July 16, 2007
Daddy was a product of his generation, growing up on a large Kansas ranch in the 1930s. Behind the barn, he smoked his first cigarette at eleven years of age, the initiation of a life-long habit that eventually killed him.
Marlboro Man…Lucky Strike…the sign of “cool”, a cigarette perched on the lips of cowboys and movie stars…kids were naturally born on a path to become smokers, and in 1955, the cigarette could claim 57% per cent of the male population as “users.”
Undaunted by the social acceptance and prevalence of smoking, in the 50s, health workers launched a campaign to begin an education of the public to the dangers of tobacco. In 7th grade science, I watched movies of smoking machines depositing tar into glass tubes. And in spite of denials from the tobacco industry, news reports began to link smoking with heart disease and cancer.
Progress was slow. By 1965, 52% of males were still smokers. Ten years of advertising for change, and still over half of American men 18 years of age and older continued to smoke. One might have considered the campaign doomed to failure.
Daddy was evidence of this failure. In spite of his analytical nature and the mounting evidence against cigarettes, he remained entrenched as a smoker. His sister died of emphysema…my Dad continued to light up. My uncle underwent surgery for lip cancer…my Dad continued to smoke…two packs a day.
My sister and I went off to college, non-smokers both of us.
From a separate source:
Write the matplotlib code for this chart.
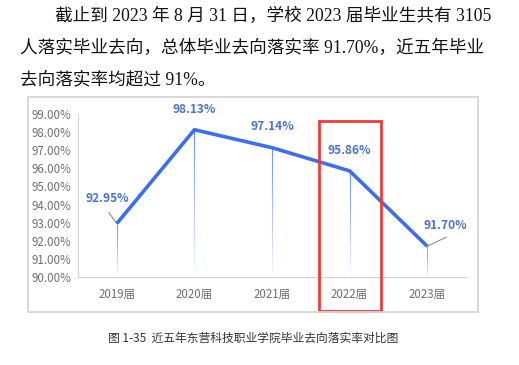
import numpy as np
import matplotlib
matplotlib.use("Agg")
import matplotlib.pyplot as plt
from matplotlib.patches import Rectangle
from matplotlib.collections import LineCollection
import matplotlib.transforms as mtransforms

categories = ["2019届", "2020届", "2021届", "2022届", "2023届"]
rates = [92.95, 98.13, 97.14, 95.86, 91.70]
rate_labels = ["92.95%", "98.13%", "97.14%", "95.86%", "91.70%"]
yticks = [90, 91, 92, 93, 94, 95, 96, 97, 98, 99]
highlight = "2022届"

para_lines = [
    "截止到 2023 年 8 月 31 日，学校 2023 届毕业生共有 3105",
    "人落实毕业去向，总体毕业去向落实率 91.70%，近五年毕业",
    "去向落实率均超过 91%。",
]
caption = "图 1-35  近五年东营科技职业学院毕业去向落实率对比图"

W, H = 519, 365
fig = plt.figure(figsize=(W / 100, H / 100), dpi=100)
fig.patch.set_facecolor("white")

def fx(px):
    return px / W

def fy(py):
    return 1 - py / H

serif = ["Liberation Serif", "Noto Sans CJK SC"]
sans = ["Noto Sans CJK SC", "DejaVu Sans"]

# paragraph
fig.text(fx(55), fy(16), para_lines[0], family=serif, fontsize=12.7, va="center", ha="left", color="#111111")
fig.text(fx(20), fy(48), para_lines[1], family=serif, fontsize=12.7, va="center", ha="left", color="#111111")
fig.text(fx(20), fy(80), para_lines[2], family=serif, fontsize=12.7, va="center", ha="left", color="#111111")

# chart frame
frame = Rectangle((fx(28), fy(312)), fx(478) - fx(28), fy(97) - fy(312),
                  transform=fig.transFigure, fill=False, edgecolor="#d6d6d6", lw=1.3)
fig.patches.append(frame)

ax = fig.add_axes([fx(78), fy(277), fx(466) - fx(78), fy(114) - fy(277)])
x = np.arange(len(categories))
ax.set_xlim(-0.5, len(categories) - 0.5)
ax.set_ylim(90, 99)

ax.set_yticks(yticks)
ax.set_yticklabels([f"{v:.2f}%" for v in yticks])
ax.set_xticks(x)
ax.set_xticklabels(categories)
ax.tick_params(axis="both", length=0, labelcolor="#707070", labelsize=8.3)
ax.tick_params(axis="y", pad=5)
ax.tick_params(axis="x", pad=8)
for lab in ax.get_xticklabels() + ax.get_yticklabels():
    lab.set_family(sans)
for s in ["top", "right"]:
    ax.spines[s].set_visible(False)
ax.spines["left"].set_color("#d9d9d9")
ax.spines["bottom"].set_color("#d0d0d0")
ax.spines["left"].set_linewidth(0.8)
ax.spines["bottom"].set_linewidth(0.8)

# gradient drop lines
n = 30
for xi, v in zip(x, rates):
    ys = np.linspace(v, 90, n + 1)
    segs = [[(xi, ys[i]), (xi, ys[i + 1])] for i in range(n)]
    alphas = np.linspace(0.8, 0.04, n)
    cols = [(0.24, 0.44, 0.94, a) for a in alphas]
    ax.add_collection(LineCollection(segs, colors=cols, linewidths=0.8, zorder=2))

ax.plot(x, rates, color="#3b6ff0", lw=2.6, zorder=4, solid_joinstyle="miter",
        solid_capstyle="butt")

offsets = [(-9, 25), (0, 20), (0, 21), (0, 20), (18, 21)]
leaders = {0: (-8, 11), 4: (19, 9)}
for i, (v, lab) in enumerate(zip(rates, rate_labels)):
    ax.annotate(lab, (x[i], v), xytext=offsets[i], textcoords="offset pixels",
                ha="center", va="center", fontsize=8.6, fontweight="bold",
                color="#4a72d6", family=["Noto Sans CJK SC", "DejaVu Sans"],
                annotation_clip=False)
    if i in leaders:
        ax.annotate("", (x[i], v), xytext=leaders[i], textcoords="offset pixels",
                    arrowprops=dict(arrowstyle="-", color="#8c8c8c", lw=0.8,
                                    shrinkA=0, shrinkB=0), annotation_clip=False)

# red highlight box
hi = categories.index(highlight)
trans = mtransforms.blended_transform_factory(ax.transData, fig.transFigure)
box = Rectangle((hi - 0.4, fy(311)), 0.8, fy(121) - fy(311), transform=trans,
                fill=False, edgecolor="#f23a3a", lw=2.0, clip_on=False, zorder=6)
ax.add_patch(box)

fig.text(fx(253), fy(338), caption, family=sans, fontsize=8.5, ha="center",
         va="center", color="#333333")

fig.savefig("out.png", dpi=100, facecolor="white")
Eventually, my mother gained a concession from Dad. He would at least move his smoking out-of-doors, onto the back patio. But elevators, restaurants and offices…those were a different matter.
One night at the dinner table, he recounted the insult of being asked by someone not to smoke in the elevator. “Can you believe that?” he asked. “This is a free country. They don’t have any right to tell me what to do! If I want to smoke, I’ll smoke.”
The Marlboro Man eventually died of smoking. So did my dad. Joe Camel Cool was sent to prison. The tobacco industry finally caved in to the evidence. Warnings from the Surgeon General are legislated on every pack of cigarettes. And Turner Classics have been edited to remove cigarettes from the lips of Bogey and Bacall.
But wouldn’t you know it. The campaign to rid our country from smoking is doomed to fail. In 2004, one fifth of the total population, male and female, continued to smoke. In the prior year, 48% of young adults 18-25 had smoked, and during their lifetime, 69% of them tried this deadly habit. Failed. We are doomed.
We might as well admit that smoking is a temptation that will entice young people. We may as well face failure straight in the face and give up. Let’s not hurt their self-esteem. We certainly don’t want to make them hide a secret habit. Since kids are going to smoke anyway, let’s teach them to choose their cigarettes wisely. Smart smoking…if they are going to ignore our warnings and light up, let’s at least teach them “safe smoking.”
Ridiculous? Then consider the consistent doom and gloom of “sexperts” who chastise health educators who want the best for our youth and have set their expectations on creating change.
Abstinence education? Doomed! Kids are going to have sex anyway. Give up. Let’s teach them to enjoy sex. We don’t want them to hide their sexual encounters. We don’t want the facts to scare them…let’s let them believe the myth of “safe sex.”
Doom and gloom? This is the foundation of the push to legitimize sex for teens as an acceptable and “safe” behavior. They’re going to do “it” anyway.
But are they? Data from the Centers for Disease Control (CDC) suggest that the fear of increasing rates of teenage sexual behavior may be unfounded. For example, teenagers seem to be waiting longer to have intercourse. The percentage of 12th-grade U.S. students who reported having had intercourse declined from 66.7% in 1991 to 60.5% in 2001.
This six percent decrease is all the more incredible when you consider that these teens live in a sex-saturated culture that refuses to deglamorize casual random sex. It is miraculous when you consider the prevalence of “sexperts” who continue to promise “saferrrrrrrrrr sex” as the follow up to “safe sex” which has been thoroughly discredited by science.
Doomed to fail? If history is any teacher, the surest way to lead our youth to failure is to teach them they have no other alternative.
Doomed to fail? If teachers believe teens are doomed to fail and build an educational program founded on failure as an expectation, what choice will our teens have?
Failure as an expectation? Then we are indeed doomed.